Data provided —

******

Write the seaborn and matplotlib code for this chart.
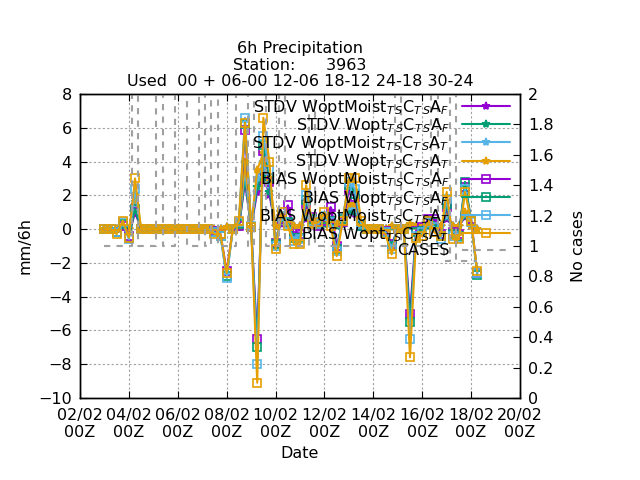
import matplotlib
matplotlib.use("Agg")
import matplotlib.pyplot as plt
import seaborn as sns
import pandas as pd

# 6-hourly verification times, 03/02 00Z .. 18/02 06Z
times = pd.date_range("2000-02-03 00:00", periods=62, freq="6h")

bias_wopt_t = [0, 0, -0.3, 0.5, -0.5, 3.0, 0, 0, 0, 0, 0, 0, 0, 0, 0, 0, 0, 0, -0.3, -0.3,
               -2.6, 0, 0.5, 6.3, 0.1, -9.1, 6.6, 4.0, -1.2, 1.0, 0.2, -0.9, -0.9, 2.6, 0.3, 0.4,
               1.0, 0.2, -1.6, 0.5, 3.0, 3.0, 0.5, 0, 0, 0, -0.3, -1.5, 0, 0,
               -7.6, -0.5, -0.4, 0.5, -0.2, -0.4, 2.2, -0.6, -0.6, 2.2, 0.5, -2.5]
bias_woptmoist_t = [0, 0, -0.2, 0.4, -0.6, 2.4, 0, 0, 0, 0, 0, 0, 0, 0, 0, 0, 0, 0, -0.2, -0.4,
                    -2.9, 0, 0.4, 6.6, 0.2, -8.0, 5.5, 3.5, -1.0, 0.8, 0.3, -0.7, -0.6, 2.0, 0.5, 0.3,
                    0.8, 0.4, -1.3, 0.7, 2.8, 2.4, 0.3, 0, 0, 0, -0.2, -1.2, 0, 0,
                    -6.5, -0.4, -0.2, 0.4, 0.1, -0.6, 1.8, -0.4, -0.5, 2.4, 0.4, -2.6]
bias_wopt_f = [0, 0, -0.2, 0.3, -0.5, 1.2, 0, 0, 0, 0, 0, 0, 0, 0, 0, 0, 0, 0, -0.2, -0.4,
               -2.8, 0, 0.3, 6.2, 0.1, -7.0, 5.0, 3.0, -0.9, 0.7, 0.4, -0.5, -0.5, 1.7, 0.6, 0.3,
               0.6, 0.5, -1.2, 0.6, 2.6, 2.1, 0.2, 0, 0, 0, -0.2, -1.0, 0, 0,
               -5.5, -0.2, -0.1, 0.5, 0.4, -0.4, 1.5, -0.3, -0.4, 2.8, 0.5, -2.7]
bias_woptmoist_f = [0, 0, -0.2, 0.2, -0.4, 1.0, 0, 0, 0, 0, 0, 0, 0, 0, 0, 0, 0, 0, -0.1, -0.3,
                    -2.5, 0, 0.2, 5.9, 0.1, -6.5, 4.6, 2.8, -0.8, 0.6, 1.4, -0.4, -0.3, 1.5, 0.7, 0.2,
                    0.5, 1.3, -1.0, 0.4, 2.3, 1.9, 0.2, 0, 0, 0, -0.1, -0.9, 0, 0,
                    -5.0, -0.1, 0.1, 0.6, 0.6, -0.3, 1.3, -0.2, -0.3, 2.5, 0.6, -2.6]
stdv_wopt_t = [0, 0, 0, 0.1, 0, 2.0, 0, 0, 0, 0, 0, 0, 0, 0, 0, 0, 0, 0, 0, 0,
               0.1, 0, 0.2, 4.0, 0.1, 3.5, 4.5, 3.0, 0.2, 0.5, 0.3, 0.2, 0.2, 1.0, 0.3, 0.2,
               0.5, 0.3, 0.3, 0.4, 1.5, 1.5, 0.3, 0, 0, 0, 0, 0.2, 0, 0,
               0.3, 0.2, 0.2, 0.3, 0.2, 0.2, 1.0, 0.2, 0.2, 1.0, 0.2, 0]
stdv_woptmoist_t = [0, 0, 0, 0.1, 0, 1.6, 0, 0, 0, 0, 0, 0, 0, 0, 0, 0, 0, 0, 0, 0,
                    0.1, 0, 0.2, 3.5, 0.1, 3.0, 4.0, 2.6, 0.2, 0.4, 0.3, 0.2, 0.2, 0.8, 0.3, 0.2,
                    0.4, 0.3, 0.3, 0.4, 1.3, 1.2, 0.3, 0, 0, 0, 0, 0.2, 0, 0,
                    0.3, 0.2, 0.2, 0.3, 0.2, 0.2, 0.8, 0.2, 0.2, 0.9, 0.2, 0]
stdv_wopt_f = [0, 0, 0, 0.1, 0, 1.2, 0, 0, 0, 0, 0, 0, 0, 0, 0, 0, 0, 0, 0, 0,
               0.1, 0, 0.1, 3.0, 0.1, 2.5, 3.5, 2.2, 0.2, 0.4, 0.3, 0.2, 0.2, 0.7, 0.3, 0.2,
               0.3, 0.3, 0.2, 0.3, 1.1, 1.0, 0.2, 0, 0, 0, 0, 0.1, 0, 0,
               0.2, 0.2, 0.1, 0.2, 0.2, 0.2, 0.7, 0.2, 0.2, 0.8, 0.2, 0]
stdv_woptmoist_f = [0, 0, 0, 0.1, 0, 1.4, 0, 0, 0, 0, 0, 0, 0, 0, 0, 0, 0, 0, 0, 0,
                    0.1, 0, 0.1, 2.8, 0.1, 2.2, 3.2, 2.0, 0.2, 0.3, 1.2, 0.2, 0.2, 0.6, 0.3, 0.2,
                    0.3, 1.1, 0.2, 0.3, 1.0, 0.9, 0.2, 0, 0, 0, 0, 0.1, 0, 0,
                    0.2, 0.2, 0.1, 0.2, 0.5, 0.2, 0.6, 0.2, 0.2, 0.7, 0.2, 0]
cases = [1, 1, 1, 1, 1, 2, 1, 1, 1, 2, 1, 1, 2, 2, 1, 1, 2, 1, 2, 1,
         1, 1, 2, 2, 1, 2, 2, 1, 1, 2, 1, 1, 1, 1, 2, 1,
         1, 1, 1, 1, 1, 1, 1, 1, 1, 1, 1, 1, 2, 1,
         1, 1, 1, 1, 2, 1, 0.9, 2, 0.9, 0.9, 0.9, 0.9]

PURPLE, GREEN, BLUE, ORANGE = "#9400d3", "#009e73", "#56b4e9", "#e69f00"
series = [
    ("STDV WoptMoist$_{T\\,S}$C$_{T\\,S}$A$_F$", stdv_woptmoist_f, PURPLE, "*"),
    ("STDV Wopt$_{T\\,S}$C$_{T\\,S}$A$_F$", stdv_wopt_f, GREEN, "*"),
    ("STDV WoptMoist$_{T\\,S}$C$_{T\\,S}$A$_T$", stdv_woptmoist_t, BLUE, "*"),
    ("STDV Wopt$_{T\\,S}$C$_{T\\,S}$A$_T$", stdv_wopt_t, ORANGE, "*"),
    ("BIAS WoptMoist$_{T\\,S}$C$_{T\\,S}$A$_F$", bias_woptmoist_f, PURPLE, "s"),
    ("BIAS Wopt$_{T\\,S}$C$_{T\\,S}$A$_F$", bias_wopt_f, GREEN, "s"),
    ("BIAS WoptMoist$_{T\\,S}$C$_{T\\,S}$A$_T$", bias_woptmoist_t, BLUE, "s"),
    ("BIAS Wopt$_{T\\,S}$C$_{T\\,S}$A$_T$", bias_wopt_t, ORANGE, "s"),
]

sns.set_style("ticks")
plt.rcParams["font.family"] = ["DejaVu Sans"]
plt.rcParams["text.color"] = "black"
plt.rcParams["axes.labelcolor"] = "black"
plt.rcParams["xtick.color"] = "black"
plt.rcParams["ytick.color"] = "black"
fig, ax = plt.subplots(figsize=(6.4, 4.8), dpi=100)
fig.subplots_adjust(left=0.125, right=0.8125, bottom=0.171, top=0.804)
ax2 = ax.twinx()

handles = []
for label, vals, col, mk in series:
    sns.lineplot(x=times, y=vals, ax=ax, color=col, marker=mk, markersize=6,
                 markerfacecolor="none" if mk == "s" else col, markeredgecolor=col,
                 markeredgewidth=1.2, linewidth=1.5, label=label, legend=False)
    handles.append(ax.lines[-1])
sns.lineplot(x=times, y=cases, ax=ax2, color="#a0a0a0", linestyle=(0, (3, 3)),
             linewidth=1.5, drawstyle="steps-mid", legend=False)
handles.append(ax2.lines[-1])
labels = [s[0] for s in series] + ["CASES"]

ax.set_ylim(-10, 8)
ax.set_yticks(range(-10, 9, 2))
ax2.set_ylim(0, 2)
ax2.set_yticks([i / 10 for i in range(0, 21, 2)])
ax2.set_yticklabels(["0"] + [f"{i/10:g}" for i in range(2, 21, 2)])
ticks = pd.date_range("2000-02-02", "2000-02-20", freq="2D")
ax.set_xlim(ticks[0], ticks[-1])
ax.set_xticks(ticks)
ax.set_xticklabels([t.strftime("%d/%m\n%HZ") for t in ticks])
ax.grid(True, color="#a0a0a0", linestyle=(0, (2, 2)), linewidth=0.8)
ax.tick_params(axis="x", top=True, pad=7)
ax.tick_params(axis="y", pad=6)
ax2.tick_params(axis="y", pad=6)
for a in (ax, ax2):
    a.tick_params(direction="in", labelsize=11.5, length=5)
    for s in a.spines.values():
        s.set_linewidth(1)
        s.set_color("black")
ax.set_xlabel("Date", fontsize=11.5)
ax.set_ylabel("mm/6h", fontsize=11.5)
ax2.set_ylabel("No cases", fontsize=11.5, labelpad=12)
ax.set_title("6h Precipitation\nStation:      3963\nUsed  00 + 06-00 12-06 18-12 24-18 30-24",
             fontsize=11.5, linespacing=1.1)

leg = ax2.legend(handles, labels, loc="upper right", bbox_to_anchor=(1.0, 1.02), frameon=False,
                 markerfirst=False, fontsize=11.5, handlelength=3, labelspacing=-0.05,
                 borderaxespad=0.2)
for t in leg.get_texts():
    t.set_ha("right")

fig.savefig("out.png", dpi=100)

******

The lines from the start of the data through the line that contains "import pandas as pd" are to be returned exactly, please, with both ends included and every picture left out.

Write the seaborn and matplotlib code for this chart.
import matplotlib
matplotlib.use("Agg")
import matplotlib.pyplot as plt
import seaborn as sns
import pandas as pd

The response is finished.